塩田:それって、ほめられているんでしょうか(笑)。

安藤:もちろんです。そのギャップが千メモにも入っていて、入り口をパズドラのようにして、その上をガワ替えしただけのパズルRPGなのかなと最初は思っていたんですけど、縦3横3に並んでいるキャラをつなげていく遊びには、実はかなり深いものがある。つなぐ順番でスキルの発動の仕方が違ったり、「アーマーブレイクしてやろうか」みたいにしっかり戦略を考えて遊ぶこともできる。塩田さんと同じで、チャラいと思っていたら実は骨太だったわけです。

塩田:ありがとうございます。

安藤:僕は千メモのBGMがすごく好きなんですけど、そこにもギャップがありますよね。最初にトトが出てきてアニメやラノベっぽい軽い感じで始まるので、なんでこんなに重厚な音楽になっているんだろうって思うんですけど、遊んでいくと重い展開になってくる。だからこういう曲調になっているんだとわかるし、物語の最後もいい。面白くて、でもやがて悲しい感じになっていく。そういうギャップが絶妙のブレンドなんですけど、そのあたりは狙ってやっているんですか?

塩田:そうですね。
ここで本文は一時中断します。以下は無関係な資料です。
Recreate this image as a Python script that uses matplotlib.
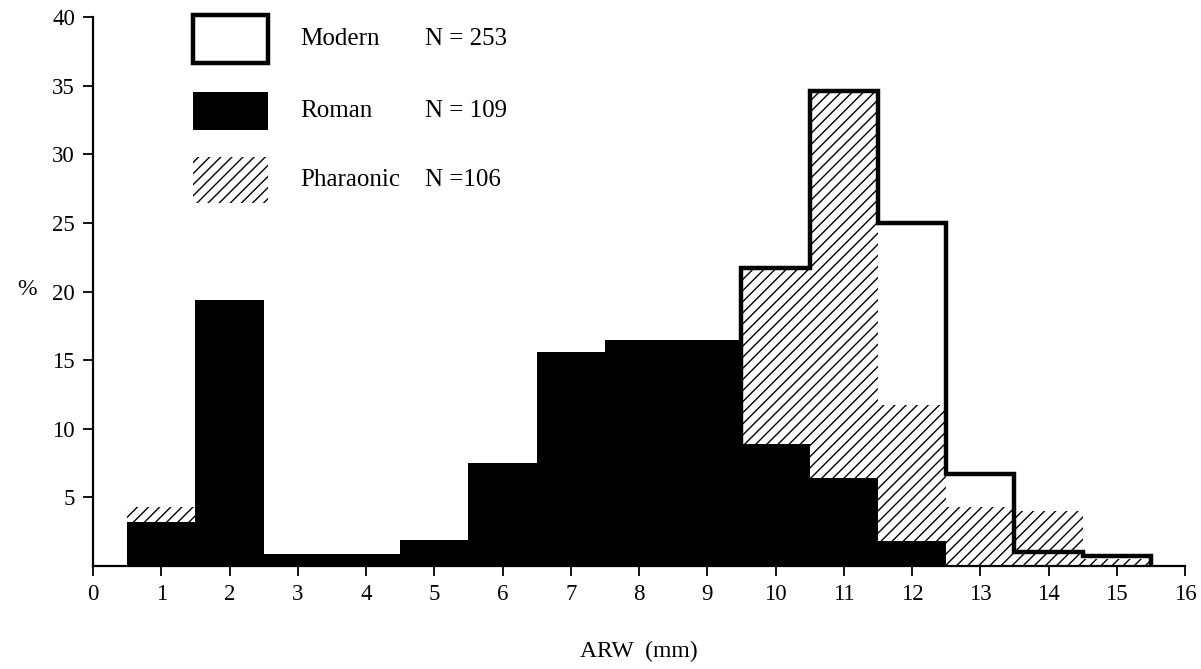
import matplotlib
matplotlib.use("Agg")
import matplotlib.pyplot as plt
from matplotlib.patches import Rectangle
import numpy as np

plt.rcParams['font.family'] = ['Liberation Serif', 'DejaVu Serif']
plt.rcParams['hatch.linewidth'] = 1.0

# ARW bins (mm), one bar per integer, width 1
bins = np.arange(1, 16)

roman_pct = [3.2, 19.4, 0.9, 0.9, 1.9, 7.5, 15.6, 16.5, 16.5, 8.9, 6.4, 1.8, 0, 0, 0]
pharaonic_pct = [4.3, 6.6, 0, 0, 0, 0, 0, 1.5, 10.4, 21.7, 34.6, 11.7, 4.3, 4.0, 0.5]

# modern is only visible from 10 mm upward (the rest lies under the black bars)
modern_bins = np.arange(10, 16)
modern_pct = [21.7, 34.6, 25.0, 6.7, 1.0, 0.7]

legend_names = ['Modern', 'Roman', 'Pharaonic']
legend_n = ['N = 253', 'N = 109', 'N =106']

fig = plt.figure(figsize=(12.01, 6.69), dpi=100)
ax = fig.add_axes([93/1201, 1 - 566/669, 1092/1201, 549/669])

ax.bar(bins, pharaonic_pct, width=1.0, facecolor='none', edgecolor='black',
       linewidth=0, hatch='///', zorder=1)
ax.bar(bins, roman_pct, width=1.0, color='black', linewidth=0, zorder=2)

# modern as a thick outline step
edges = np.concatenate([modern_bins - 0.5, [modern_bins[-1] + 0.5]])
xs = np.repeat(edges, 2)
ys = np.concatenate([[0], np.repeat(modern_pct, 2), [0]])
ax.plot(xs, ys, color='black', linewidth=3.2, solid_joinstyle='miter', zorder=3)

ax.set_xlim(0, 16)
ax.set_ylim(0, 40)
ax.set_xticks(range(0, 17))
ax.set_yticks(range(5, 41, 5))
ax.tick_params(axis='both', direction='out', length=7, width=1.3,
               labelsize=16.5, pad=6)
for s in ['top', 'right']:
    ax.spines[s].set_visible(False)
for s in ['left', 'bottom']:
    ax.spines[s].set_linewidth(1.6)

ax.set_xlabel('ARW  (mm)', fontsize=17, labelpad=26)
ax.set_ylabel('%', fontsize=17, rotation=0)
ax.yaxis.set_label_coords(-0.06, 0.485)

# legend drawn by hand, as in the original figure
tr = ax.transAxes
box_x, box_w = 100/1092, 75/1092
rows_y = [(503/549, 48/549), (436/549, 38/549), (363/549, 46/549)]
styles = [dict(facecolor='white', edgecolor='black', linewidth=3.2),
          dict(facecolor='black', edgecolor='black', linewidth=0),
          dict(facecolor='none', edgecolor='black', linewidth=0, hatch='///')]
for (y0, h), st, name, n in zip(rows_y, styles, legend_names, legend_n):
    ax.add_patch(Rectangle((box_x, y0), box_w, h, transform=tr,
                           clip_on=False, **st))
    ax.text(207/1092, y0 + h/2, name, transform=tr, fontsize=18,
            va='center', ha='left')
    ax.text(332/1092, y0 + h/2, n, transform=tr, fontsize=18,
            va='center', ha='left')

plt.savefig('out.png', dpi=100, facecolor='white')
plt.close()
今回シナリオを書いているのはラノベ系のプロの作家さんで、どちらかというとアニメ系、アイドル系が得意なんですよ。でも僕やもうひとりのプロデューサーは昔のスクウェアの作品が好きで、悲劇の要素を取り入れることをオーダーしました。僕はまずチームがよかったと思っていて、いろんな角度の意見をディスカッションで入れながら進めました。

安藤:いろんな感性が入って今の形になっているんですね。

塩田:それを狙っていたかというと、たぶん狙っていて、デバイスがスマホなのでライトなユーザーも手にとってくれる。ライトに見えてゲームを進めると実は深い、それを両立させること、一見反して見えるものを両立させるというのが、僕らの会社の文化なんです。自由と規律が両方ある、やんちゃだけどちゃんとする、みたいな。

安藤:なるほど。それが僕が言っているギャップというか、二律背反のようなものなんですね。結果としてきちんとまとまっているところが面白いし、狙ってやっているところもすごくいいと思います。